Baylor Advancing Sequencing in Childhood Cancer Care (BASIC3)
A National Human Genome Research Institute (NHGRI) Clinical Sequencing Exploratory Research project
The goal of this exploratory clinical sequencing project is to integrate CLIA-certified germline and tumor exome sequencing information generated by the Whole Genome Laboratory into the care of childhood cancer patients with high-risk solid tumors and brain tumors at the Texas Children’s Cancer Center. Given the clinical nature of the project the dual principal investigators will be Drs. Donald W. Parsons and Sharon E. Plon, board-certified pediatric oncologist and medical geneticist, respectively. We will assess the impact of whole exome sequence data reported by a novel web-based platform with links to existing data for each variant reported and presented through a graphical display that will facilitate physician disclosure of complex data to parents. We will evaluate physician-parent communication and clinical decision-making in the context of two clinical questions
- How does the availability of tumor whole exome sequence data affect physician recommendations regarding enrollment on specific clinical trials and the treatment plans chosen in the scenario of tumor recurrence?
- How does the availability of germline whole exome sequence data affect cancer surveillance for patients and genetic testing and cancer surveillance for family members? Quantitative analysis of physician communication in disclosure of genome-scale data will be performed.
Parental understanding and preferences for receiving genome scale data will be assessed. Ethical issues related to the appropriate use and reporting of whole exome data including possible incidental findings in a pediatric setting will be addressed.

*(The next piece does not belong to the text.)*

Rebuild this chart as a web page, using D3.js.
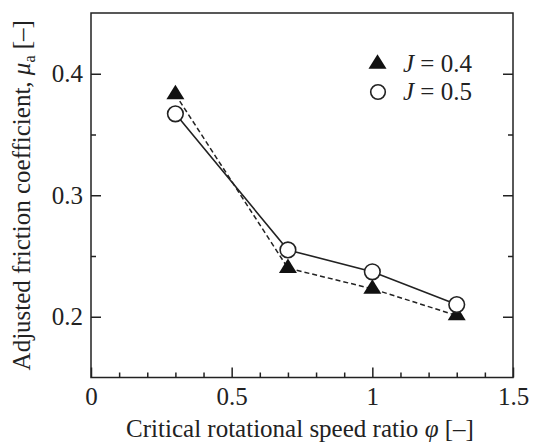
<!DOCTYPE html>
<html>
<head>
<meta charset="utf-8">
<script src="https://cdn.jsdelivr.net/npm/d3@7"></script>
<style>
  html, body { margin: 0; padding: 0; background: #fff; }
  svg text { font-family: "Liberation Serif", "Times New Roman", serif; fill: #222; }
</style>
</head>
<body>
<svg id="chart" width="533" height="446"></svg>
<script>
// ---- data ----
const phi = [0.3, 0.7, 1.0, 1.3];
const muJ04 = [0.383, 0.240, 0.223, 0.201];
const muJ05 = [0.367, 0.255, 0.237, 0.210];
const seriesLabels = ["0.4", "0.5"];
const xTicks = [0, 0.5, 1, 1.5];
const xTickLabels = ["0", "0.5", "1", "1.5"];
const xMinor = [0.1, 0.2, 0.3, 0.4, 0.6, 0.7, 0.8, 0.9, 1.1, 1.2, 1.3, 1.4];
const yTicks = [0.2, 0.3, 0.4];
const yTickLabels = ["0.2", "0.3", "0.4"];
const yMinor = [0.25, 0.35];

// ---- layout ----
const L = 91, R = 513, T = 13, B = 377.5;
const svg = d3.select("#chart");
const x = d3.scaleLinear().domain([0, 1.5]).range([L, R]);
const y = d3.scaleLinear().domain([0.15, 0.45]).range([B, T]);
const ink = "#222";

// axes with inward ticks
const xAxis = d3.axisBottom(x).tickValues(xTicks).tickFormat((d, i) => xTickLabels[i])
  .tickSizeInner(-10).tickSizeOuter(0).tickPadding(10);
svg.append("g").attr("transform", `translate(0,${B})`).call(xAxis);
const xMinorAxis = d3.axisBottom(x).tickValues(xMinor).tickFormat("").tickSizeInner(-5).tickSizeOuter(0);
svg.append("g").attr("transform", `translate(0,${B})`).call(xMinorAxis);

const yAxis = d3.axisLeft(y).tickValues(yTicks).tickFormat((d, i) => yTickLabels[i])
  .tickSizeInner(-10).tickSizeOuter(0).tickPadding(8);
svg.append("g").attr("transform", `translate(${L},0)`).call(yAxis);
svg.append("g").attr("transform", `translate(${L},0)`)
  .call(d3.axisLeft(y).tickValues(yMinor).tickFormat("").tickSizeInner(-5).tickSizeOuter(0));
svg.append("g").attr("transform", `translate(${R},0)`)
  .call(d3.axisRight(y).tickValues(yTicks).tickFormat("").tickSizeInner(-10).tickSizeOuter(0));
svg.append("g").attr("transform", `translate(${R},0)`)
  .call(d3.axisRight(y).tickValues(yMinor).tickFormat("").tickSizeInner(-5).tickSizeOuter(0));

svg.selectAll(".domain").remove();
svg.selectAll(".tick line").attr("stroke", ink).attr("stroke-width", 1.5);
svg.selectAll(".tick text").attr("font-size", 25).attr("fill", ink)
  .style("font-family", '"Liberation Serif", serif');

// frame
svg.append("rect").attr("x", L).attr("y", T).attr("width", R - L).attr("height", B - T)
  .attr("fill", "none").attr("stroke", ink).attr("stroke-width", 1.5);

// lines
const line = d3.line().x(d => x(d[0])).y(d => y(d[1]));
const d04 = phi.map((p, i) => [p, muJ04[i]]);
const d05 = phi.map((p, i) => [p, muJ05[i]]);
svg.append("path").attr("d", line(d04)).attr("fill", "none").attr("stroke", ink)
  .attr("stroke-width", 1.5).attr("stroke-dasharray", "5,3");
svg.append("path").attr("d", line(d05)).attr("fill", "none").attr("stroke", ink)
  .attr("stroke-width", 1.6);

// markers
function triPath(cx, cy) {
  const w = 18, h = 14.5;
  return `M${cx},${cy - h * 2 / 3}L${cx + w / 2},${cy + h / 3}L${cx - w / 2},${cy + h / 3}Z`;
}
svg.append("g").selectAll("path").data(d04).join("path")
  .attr("d", d => triPath(x(d[0]), y(d[1]))).attr("fill", "#111");
svg.append("g").selectAll("circle").data(d05).join("circle")
  .attr("cx", d => x(d[0])).attr("cy", d => y(d[1])).attr("r", 7.8)
  .attr("fill", "#fff").attr("stroke", ink).attr("stroke-width", 1.6);

// legend
const lg = svg.append("g");
lg.append("path").attr("d", triPath(377.5, 64)).attr("fill", "#111");
lg.append("circle").attr("cx", 378).attr("cy", 92).attr("r", 7.3)
  .attr("fill", "#fff").attr("stroke", ink).attr("stroke-width", 1.6);
[[72, seriesLabels[0]], [100, seriesLabels[1]]].forEach(([by, v]) => {
  const t = lg.append("text").attr("x", 403).attr("y", by).attr("font-size", 25);
  t.append("tspan").attr("font-style", "italic").text("J");
  t.append("tspan").text(" = " + v);
});

// axis titles
svg.append("text").attr("x", (L + R) / 2 - 2).attr("y", 437).attr("text-anchor", "middle")
  .attr("font-size", 25)
  .call(t => {
    t.append("tspan").text("Critical rotational speed ratio ");
    t.append("tspan").attr("font-style", "italic").text("φ");
    t.append("tspan").text(" [–]");
  });
svg.append("text").attr("transform", `translate(30,${(T + B) / 2}) rotate(-90)`)
  .attr("text-anchor", "middle").attr("font-size", 25)
  .call(t => {
    t.append("tspan").text("Adjusted friction coefficient, ");
    t.append("tspan").attr("font-style", "italic").text("μ");
    t.append("tspan").attr("font-size", 16).attr("dy", 5).text("a");
    t.append("tspan").attr("dy", -5).text(" [–]");
  });
</script>
</body>
</html>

Baylor College of Medicine is ideally suited to conduct this study with the longstanding clinical oncology and cancer genetics practices, extensive expertise in genomics through the Human Genome Sequencing Center, the largest academic CLIA-certified molecular diagnostic laboratory in the United States and a track record of scholarship in ethical and social implications of genomics in the Center for Medical Ethics and Health Policy and physician-patient/parent communication in the Division of Health Outcome Services.
To read about current outcomes and measures, as well as present results, see the publication Diagnostic Yield of Clinical Tumor and Germline Whole-Exome Sequencing for Children With Solid Tumor (PubMed).
Learn more about the NHGRI Clinical Sequencing Exploratory Research (CSER)
Texas Children’s Cancer Center is part of a Dream Team of childhood cancer researchers that will focus on melding the fields of genomics and immunotherapy to advance treatment for pediatric cancer.
The SU2C-St. Baldrick’s Pediatric Dream Team Translational Cancer Research Project will provide a total of $14.5 million over four years, including $3.3 million to BCM.
The Dream Team will work collaboratively to perform new analyses on childhood cancer genomes as well as normal childhood tissues to determine which molecules are on the surface of cancer cells but not normal cells. They will then create new immunotherapeutic drugs and approaches based on these discoveries.
The team will also develop a clinical trials consortium to test the new immunotherapeutic in children.
Parsons will head the genomics arm of the project and Dr. Nabil Ahmed will lead the immunotherapy side at the Center for Cell and Gene Therapy. Other dream team members include Drs. Malcolm Brenner, Ching Lau, Christopher Man, Xiao-Nan Li, David Wheeler, Dolores López-Terrada, Ricardo Flores, Angshumoy Roy, Matthew Baker, and Meenakshi Hegde.